The article reports on a school board meeting held just last month, at which the decision to close the school was the agenda item.
On this night, October 18, 2017, despite the sleepy look of the downtown street, there is nothing sleepy about school’s parking lot. It is packed. Inside, the gym is full of people, filling the folding chairs that have been set on the floor, and squeezing into the bleachers. Many are wearing red. There are parents with young children, teenagers, and plenty of older people too.
The superintendent explained why he advocated closing Stinesville Elementary School and busing the children to Ellettsville, population 6,600, six miles away: declining enrollment, declining funds and escalating costs.
So what does this have to do with vouchers? The article explains.

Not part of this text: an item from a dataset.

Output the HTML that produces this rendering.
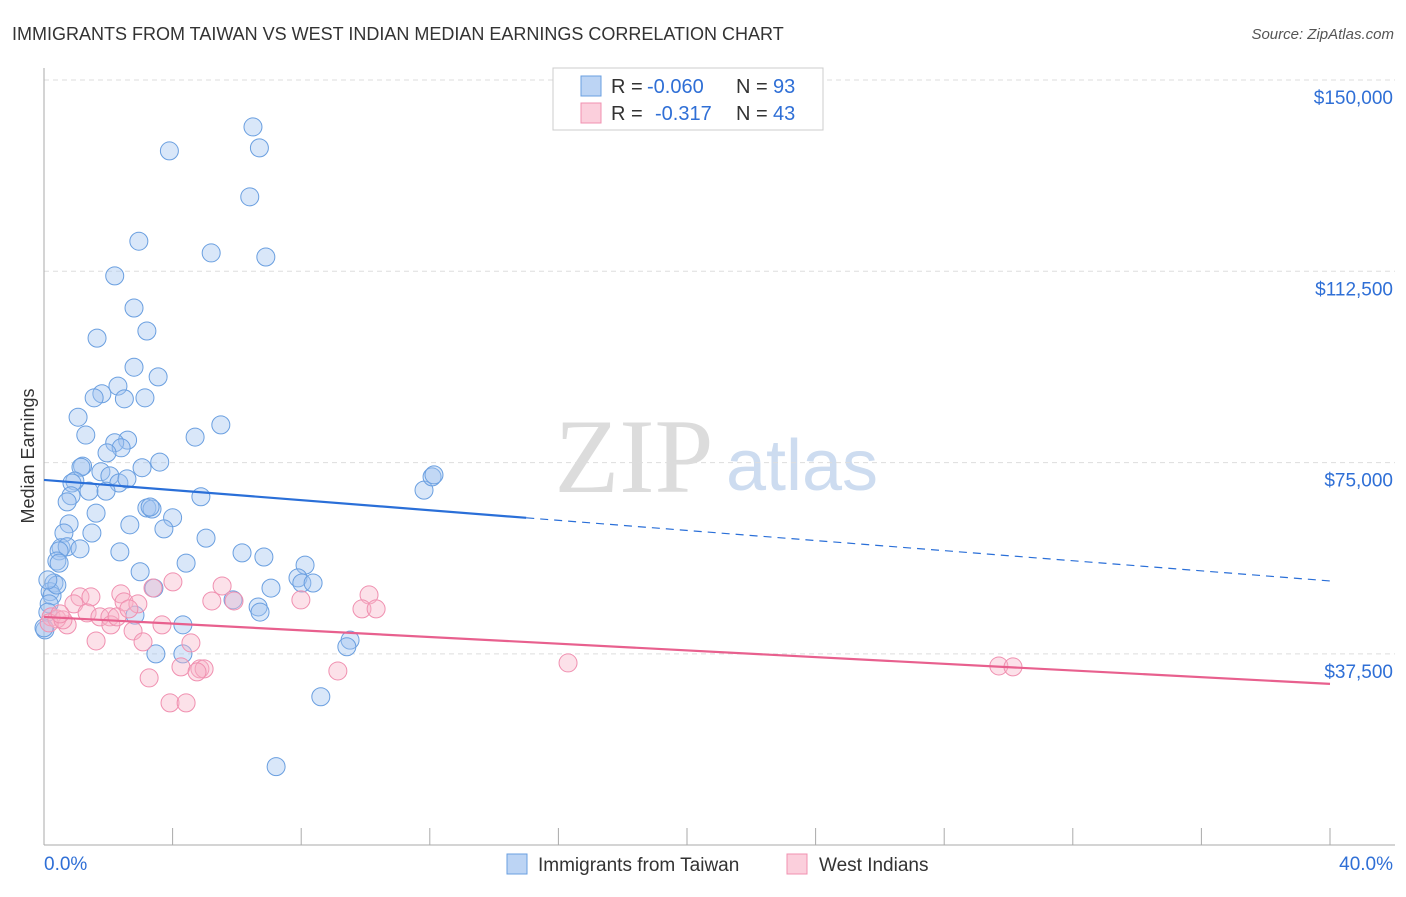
<!DOCTYPE html>
<html><head><meta charset="utf-8"><style>
body{margin:0;background:#fff;font-family:"Liberation Sans",sans-serif;}
</style></head><body>
<svg id="chart" width="1406" height="892" xmlns="http://www.w3.org/2000/svg" font-family="Liberation Sans, sans-serif">
<text x="12" y="40" font-size="18" fill="#333">IMMIGRANTS FROM TAIWAN VS WEST INDIAN MEDIAN EARNINGS CORRELATION CHART</text>
<text x="1394" y="39" font-size="15" fill="#555" font-style="italic" text-anchor="end">Source: ZipAtlas.com</text>
<text x="634" y="492" font-size="106" fill="#dcdcdc" style="font-family:'Liberation Serif',serif" text-anchor="middle">ZIP</text>
<text x="802" y="490" font-size="72" fill="#cddcf0" text-anchor="middle">atlas</text>
<g id="grid"></g>
<g id="axes"></g>
<g id="pts"></g>
<g id="trend"></g>
<text x="34" y="456" font-size="18" fill="#333" text-anchor="middle" transform="rotate(-90 34 456)">Median Earnings</text>
<g>
<rect x="553" y="68" width="270" height="62" fill="#fff" stroke="#ccc"/>
<rect x="581" y="76" width="20" height="20" fill="#bcd4f4" stroke="#6a9fe0"/>
<text x="611" y="93" font-size="20" fill="#333">R =</text>
<text x="647" y="93" font-size="20" fill="#2f6fd6">-0.060</text>
<text x="736" y="93" font-size="20" fill="#333">N =</text>
<text x="773" y="93" font-size="20" fill="#2f6fd6">93</text>
<rect x="581" y="103" width="20" height="20" fill="#fbcfdc" stroke="#f090b0"/>
<text x="611" y="120" font-size="20" fill="#333">R =</text>
<text x="655" y="120" font-size="20" fill="#2f6fd6">-0.317</text>
<text x="736" y="120" font-size="20" fill="#333">N =</text>
<text x="773" y="120" font-size="20" fill="#2f6fd6">43</text>
</g>
<g><rect x="507" y="854" width="20" height="20" fill="#bcd4f4" stroke="#6a9fe0"/><text x="538" y="871" font-size="19" fill="#333">Immigrants from Taiwan</text></g>
<g><rect x="787" y="854" width="20" height="20" fill="#fbcfdc" stroke="#f090b0"/><text x="819" y="871" font-size="19" fill="#333">West Indians</text></g>
</svg>
<script>
const yTicks=[150000,112500,75000,37500];
const yTickLabels=["$150,000","$112,500","$75,000","$37,500"];
const xTickLabels=["0.0%","40.0%"];
const blueX=[6.5,3.9,6.7,6.4,2.95,5.2,6.9,2.2,2.8,3.2,1.65,2.8,3.55,2.3,1.8,1.56,3.14,2.5,1.06,5.5,1.3,4.7,2.6,2.2,2.4,1.96,3.6,1.2,1.15,3.05,1.77,0.96,2.05,0.87,2.33,2.58,1.4,1.93,0.84,4.88,3.2,3.36,3.3,4.0,1.62,0.72,0.78,2.67,3.73,1.49,0.62,5.04,0.53,0.72,1.12,0.47,2.36,6.16,6.84,0.4,0.47,4.42,8.12,2.99,7.9,8.02,0.31,8.37,7.06,3.42,0.19,0.25,0.16,0.12,2.83,5.88,6.66,6.72,4.32,9.52,9.42,3.48,4.32,8.61,7.22,11.82,12.07,12.13,0.03,0.4,0.12,0.0];
const blueY=[140800,136100,136700,127100,118400,116100,115300,111600,105300,100800,99400,93700,91800,90000,88500,87700,87700,87500,83900,82400,80400,80000,79400,78900,77900,76900,75100,74300,74100,74000,73200,71400,72400,71000,71000,71800,69400,69400,68500,68300,66100,65900,66300,64200,65100,67300,63000,62800,62000,61200,61200,60200,58300,58500,58100,57700,57500,57300,56500,55700,55300,55300,54900,53600,52400,51400,51400,51400,50400,50400,49700,48900,47300,45700,45100,48100,46700,45700,43200,40200,38900,37500,37500,29100,15400,69600,72200,72600,42200,51000,52000,42600];
const pinkX=[0.22,1.12,1.46,2.39,2.49,2.92,3.39,4.01,5.54,5.22,5.91,7.99,10.11,9.89,10.33,0.93,1.34,1.74,2.05,2.08,0.72,0.4,2.77,3.67,1.62,3.08,4.57,4.26,4.85,4.98,4.76,9.14,3.27,3.92,4.42,0.16,0.59,2.27,2.64,16.3,29.7,30.14,0.5];
const pinkY=[44750,48670,48670,49260,47690,47300,50430,51610,50820,47880,47880,48080,49060,46320,46320,47300,45530,44750,44750,43180,43180,44360,42000,43180,40040,39850,39650,34950,34560,34560,33970,34160,32790,27890,27890,43570,44160,44750,46320,35730,35140,34950,45340];
const blueTrend=[71600,51800], blueSolidEnd=15.0;
const pinkTrend=[44750,31620];
const NS="http://www.w3.org/2000/svg";
const X=p=>44+p*(1330-44)/40;
const Y=v=>80+(150000-v)*191.3/37500;
function mk(tag,attrs,parent){const e=document.createElementNS(NS,tag);for(const k in attrs)e.setAttribute(k,attrs[k]);document.getElementById(parent).appendChild(e);return e;}
yTicks.forEach((t,i)=>{
 const g=mk('line',{x1:44,x2:1395,y1:Y(t),y2:Y(t),stroke:'#ddd','stroke-dasharray':'5,4'},'grid');
 
 
 const tx=mk('text',{x:1393,y:Y(t)+24,'font-size':19,fill:'#2f6fd6','text-anchor':'end'},'grid');
 tx.textContent=yTickLabels[i];
 
 
});
const ax=mk('line',{x1:44,x2:44,y1:68,y2:845,stroke:'#aaa'},'axes');


const bx=mk('line',{x1:44,x2:1395,y1:845,y2:845,stroke:'#aaa'},'axes');


for(let p=0;p<=40;p+=4){
 const t=mk('line',{x1:X(p),x2:X(p),y1:828,y2:845,stroke:'#aaa'},'axes');
 
 
}
[[0,44,'start'],[1,1393,'end']].forEach(([i,x,a])=>{
 const t=mk('text',{x:x,y:870,'font-size':19,fill:'#2f6fd6','text-anchor':a},'axes');
 t.textContent=xTickLabels[i];
 
 
});
blueX.forEach((p,i)=>{
 const c=mk('circle',{cx:X(p),cy:Y(blueY[i]),r:9,fill:'rgba(160,196,240,0.4)',stroke:'#6a9fe0','stroke-width':1},'pts');
 
 
});
pinkX.forEach((p,i)=>{
 const c=mk('circle',{cx:X(p),cy:Y(pinkY[i]),r:9,fill:'rgba(248,180,200,0.4)',stroke:'#f090b0','stroke-width':1},'pts');
 
 
});
const bAt=p=>blueTrend[0]+(blueTrend[1]-blueTrend[0])*p/40;
const l1=mk('line',{x1:X(0),y1:Y(bAt(0)),x2:X(blueSolidEnd),y2:Y(bAt(blueSolidEnd)),stroke:'#2a6fd8','stroke-width':2.2},'trend');


const l2=mk('line',{x1:X(blueSolidEnd),y1:Y(bAt(blueSolidEnd)),x2:X(40),y2:Y(bAt(40)),stroke:'#2a6fd8','stroke-width':1.2,'stroke-dasharray':'8,6'},'trend');


const l3=mk('line',{x1:X(0),y1:Y(pinkTrend[0]),x2:X(40),y2:Y(pinkTrend[1]),stroke:'#e8608e','stroke-width':2.2},'trend');


</script>
</body></html>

As the voucher and charter programs were explained and advertised as “school choice” to the public, one corollary fact was not included: Indiana residents might lose a choice that many of us have taken for granted for decades—the ability to send our kids to a local, well-resourced public school. The kind of school that serves lunch and participates in the federal school lunch program. The kind of school that provides transportation. The kind of school that has certified teachers and a library and is in a district obligated by law to accept all children in the attendance area, including those with profound special needs, and to provide them a free and appropriate public education….
Governor Daniels cut $300 million from the state budget for K-12 in 2009, during the recession. That money was never replaced even as the economy began to recover. Indiana voters wrote tax caps into the state constitution through a referendum in 2010, weakening the ability of local governments to provide services.
Since 2011, public dollars being diverted from the public school system to charters and vouchers have ballooned. By the end of 2015, according to an analysis done by the Legislative Services Agency at the request of Democratic state representative Ed Delaney, $920 million had been spent on charters and vouchers. From its inception in 2011 through the 2016-2017 school year, the voucher program cost Indiana taxpayers $516.5 million.
The article documents the dollars diverted to religious schools from Stinesville’s public school, which had been ranked as one of the state’s most effective, and references research on the negative effects suffered by small communities that lose their schools.
I notice that proponents of “school choice” never discuss these issues.